>> Start Given material

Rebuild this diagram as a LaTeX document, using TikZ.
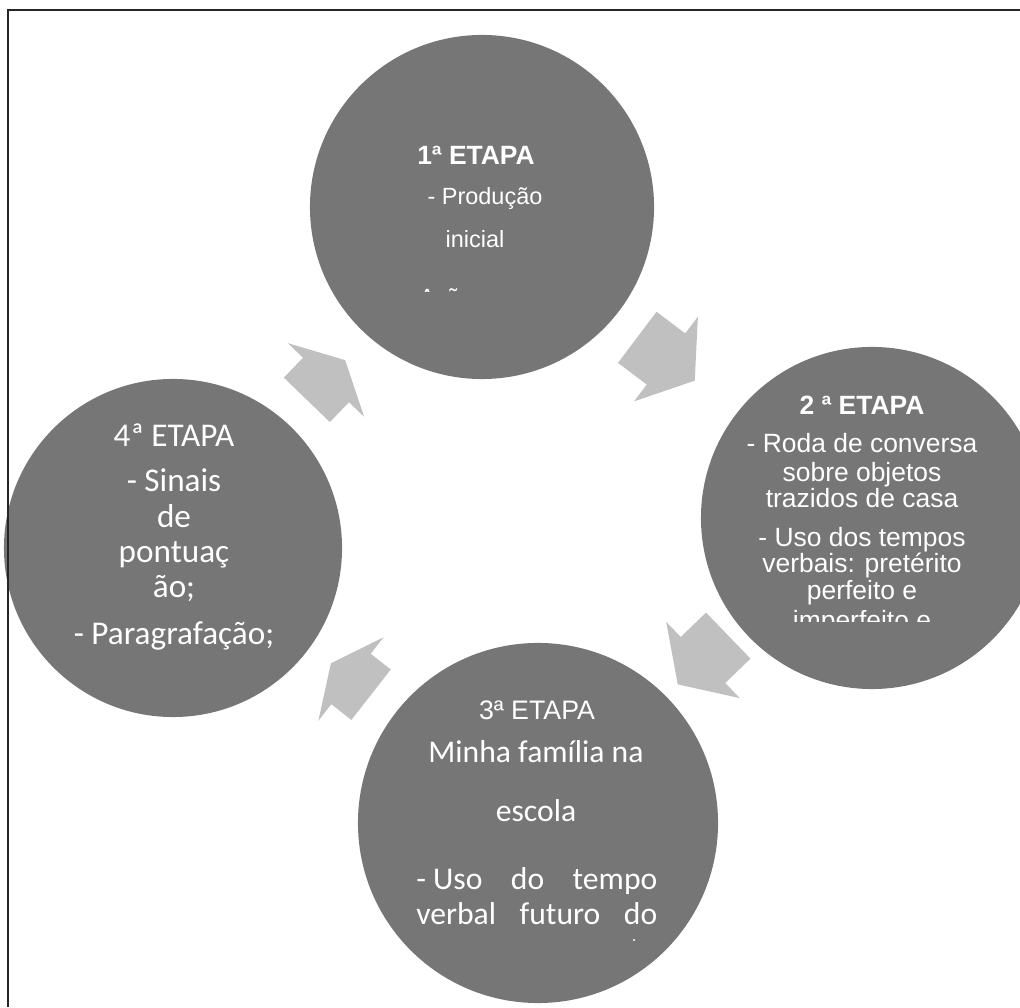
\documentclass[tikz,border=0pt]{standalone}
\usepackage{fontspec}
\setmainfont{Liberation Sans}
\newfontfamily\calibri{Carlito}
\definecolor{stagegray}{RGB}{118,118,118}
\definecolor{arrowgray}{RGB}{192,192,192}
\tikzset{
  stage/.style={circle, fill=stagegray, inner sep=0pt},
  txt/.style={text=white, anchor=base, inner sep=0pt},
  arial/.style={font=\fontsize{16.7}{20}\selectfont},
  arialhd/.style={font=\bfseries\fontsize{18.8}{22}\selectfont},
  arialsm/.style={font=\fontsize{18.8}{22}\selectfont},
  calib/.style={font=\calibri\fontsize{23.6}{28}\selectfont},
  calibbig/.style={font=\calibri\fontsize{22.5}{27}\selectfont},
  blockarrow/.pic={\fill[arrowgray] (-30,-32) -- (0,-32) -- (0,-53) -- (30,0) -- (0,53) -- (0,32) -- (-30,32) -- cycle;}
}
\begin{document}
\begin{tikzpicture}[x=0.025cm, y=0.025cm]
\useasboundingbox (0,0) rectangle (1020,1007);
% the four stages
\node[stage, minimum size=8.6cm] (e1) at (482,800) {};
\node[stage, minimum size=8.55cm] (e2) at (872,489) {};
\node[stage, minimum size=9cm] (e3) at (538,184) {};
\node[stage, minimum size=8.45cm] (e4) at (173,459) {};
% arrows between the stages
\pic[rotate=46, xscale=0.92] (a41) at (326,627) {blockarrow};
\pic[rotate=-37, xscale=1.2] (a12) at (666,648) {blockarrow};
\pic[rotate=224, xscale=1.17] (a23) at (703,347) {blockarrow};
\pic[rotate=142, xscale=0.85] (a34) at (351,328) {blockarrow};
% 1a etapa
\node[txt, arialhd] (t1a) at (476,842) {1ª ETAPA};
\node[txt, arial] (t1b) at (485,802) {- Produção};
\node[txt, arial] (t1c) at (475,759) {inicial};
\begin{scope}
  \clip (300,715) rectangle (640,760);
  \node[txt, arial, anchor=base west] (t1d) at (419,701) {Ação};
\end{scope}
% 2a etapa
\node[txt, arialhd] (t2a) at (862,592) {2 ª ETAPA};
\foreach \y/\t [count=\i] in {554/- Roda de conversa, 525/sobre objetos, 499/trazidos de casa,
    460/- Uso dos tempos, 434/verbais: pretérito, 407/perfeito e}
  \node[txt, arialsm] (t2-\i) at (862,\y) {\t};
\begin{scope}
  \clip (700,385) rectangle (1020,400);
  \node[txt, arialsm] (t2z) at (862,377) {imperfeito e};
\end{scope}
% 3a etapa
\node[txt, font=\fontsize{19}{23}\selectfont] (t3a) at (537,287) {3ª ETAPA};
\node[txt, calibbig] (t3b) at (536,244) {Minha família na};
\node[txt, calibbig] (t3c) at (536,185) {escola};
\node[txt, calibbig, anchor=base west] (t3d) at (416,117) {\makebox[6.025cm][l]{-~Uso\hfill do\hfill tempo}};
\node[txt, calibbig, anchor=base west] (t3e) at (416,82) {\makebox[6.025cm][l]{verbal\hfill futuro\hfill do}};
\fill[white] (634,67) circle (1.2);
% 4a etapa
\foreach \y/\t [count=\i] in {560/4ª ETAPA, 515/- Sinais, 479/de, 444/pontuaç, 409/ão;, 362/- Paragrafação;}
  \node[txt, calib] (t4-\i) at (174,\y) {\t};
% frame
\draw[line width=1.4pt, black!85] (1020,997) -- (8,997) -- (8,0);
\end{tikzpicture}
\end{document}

>> End Given material

### Short exercise
Without the pictures, write out the whole listing above exactly as it appears.

### Right answer
Rebuild this diagram as a LaTeX document, using TikZ.
\documentclass[tikz,border=0pt]{standalone}
\usepackage{fontspec}
\setmainfont{Liberation Sans}
\newfontfamily\calibri{Carlito}
\definecolor{stagegray}{RGB}{118,118,118}
\definecolor{arrowgray}{RGB}{192,192,192}
\tikzset{
  stage/.style={circle, fill=stagegray, inner sep=0pt},
  txt/.style={text=white, anchor=base, inner sep=0pt},
  arial/.style={font=\fontsize{16.7}{20}\selectfont},
  arialhd/.style={font=\bfseries\fontsize{18.8}{22}\selectfont},
  arialsm/.style={font=\fontsize{18.8}{22}\selectfont},
  calib/.style={font=\calibri\fontsize{23.6}{28}\selectfont},
  calibbig/.style={font=\calibri\fontsize{22.5}{27}\selectfont},
  blockarrow/.pic={\fill[arrowgray] (-30,-32) -- (0,-32) -- (0,-53) -- (30,0) -- (0,53) -- (0,32) -- (-30,32) -- cycle;}
}
\begin{document}
\begin{tikzpicture}[x=0.025cm, y=0.025cm]
\useasboundingbox (0,0) rectangle (1020,1007);
% the four stages
\node[stage, minimum size=8.6cm] (e1) at (482,800) {};
\node[stage, minimum size=8.55cm] (e2) at (872,489) {};
\node[stage, minimum size=9cm] (e3) at (538,184) {};
\node[stage, minimum size=8.45cm] (e4) at (173,459) {};
% arrows between the stages
\pic[rotate=46, xscale=0.92] (a41) at (326,627) {blockarrow};
\pic[rotate=-37, xscale=1.2] (a12) at (666,648) {blockarrow};
\pic[rotate=224, xscale=1.17] (a23) at (703,347) {blockarrow};
\pic[rotate=142, xscale=0.85] (a34) at (351,328) {blockarrow};
% 1a etapa
\node[txt, arialhd] (t1a) at (476,842) {1ª ETAPA};
\node[txt, arial] (t1b) at (485,802) {- Produção};
\node[txt, arial] (t1c) at (475,759) {inicial};
\begin{scope}
  \clip (300,715) rectangle (640,760);
  \node[txt, arial, anchor=base west] (t1d) at (419,701) {Ação};
\end{scope}
% 2a etapa
\node[txt, arialhd] (t2a) at (862,592) {2 ª ETAPA};
\foreach \y/\t [count=\i] in {554/- Roda de conversa, 525/sobre objetos, 499/trazidos de casa,
    460/- Uso dos tempos, 434/verbais: pretérito, 407/perfeito e}
  \node[txt, arialsm] (t2-\i) at (862,\y) {\t};
\begin{scope}
  \clip (700,385) rectangle (1020,400);
  \node[txt, arialsm] (t2z) at (862,377) {imperfeito e};
\end{scope}
% 3a etapa
\node[txt, font=\fontsize{19}{23}\selectfont] (t3a) at (537,287) {3ª ETAPA};
\node[txt, calibbig] (t3b) at (536,244) {Minha família na};
\node[txt, calibbig] (t3c) at (536,185) {escola};
\node[txt, calibbig, anchor=base west] (t3d) at (416,117) {\makebox[6.025cm][l]{-~Uso\hfill do\hfill tempo}};
\node[txt, calibbig, anchor=base west] (t3e) at (416,82) {\makebox[6.025cm][l]{verbal\hfill futuro\hfill do}};
\fill[white] (634,67) circle (1.2);
% 4a etapa
\foreach \y/\t [count=\i] in {560/4ª ETAPA, 515/- Sinais, 479/de, 444/pontuaç, 409/ão;, 362/- Paragrafação;}
  \node[txt, calib] (t4-\i) at (174,\y) {\t};
% frame
\draw[line width=1.4pt, black!85] (1020,997) -- (8,997) -- (8,0);
\end{tikzpicture}
\end{document}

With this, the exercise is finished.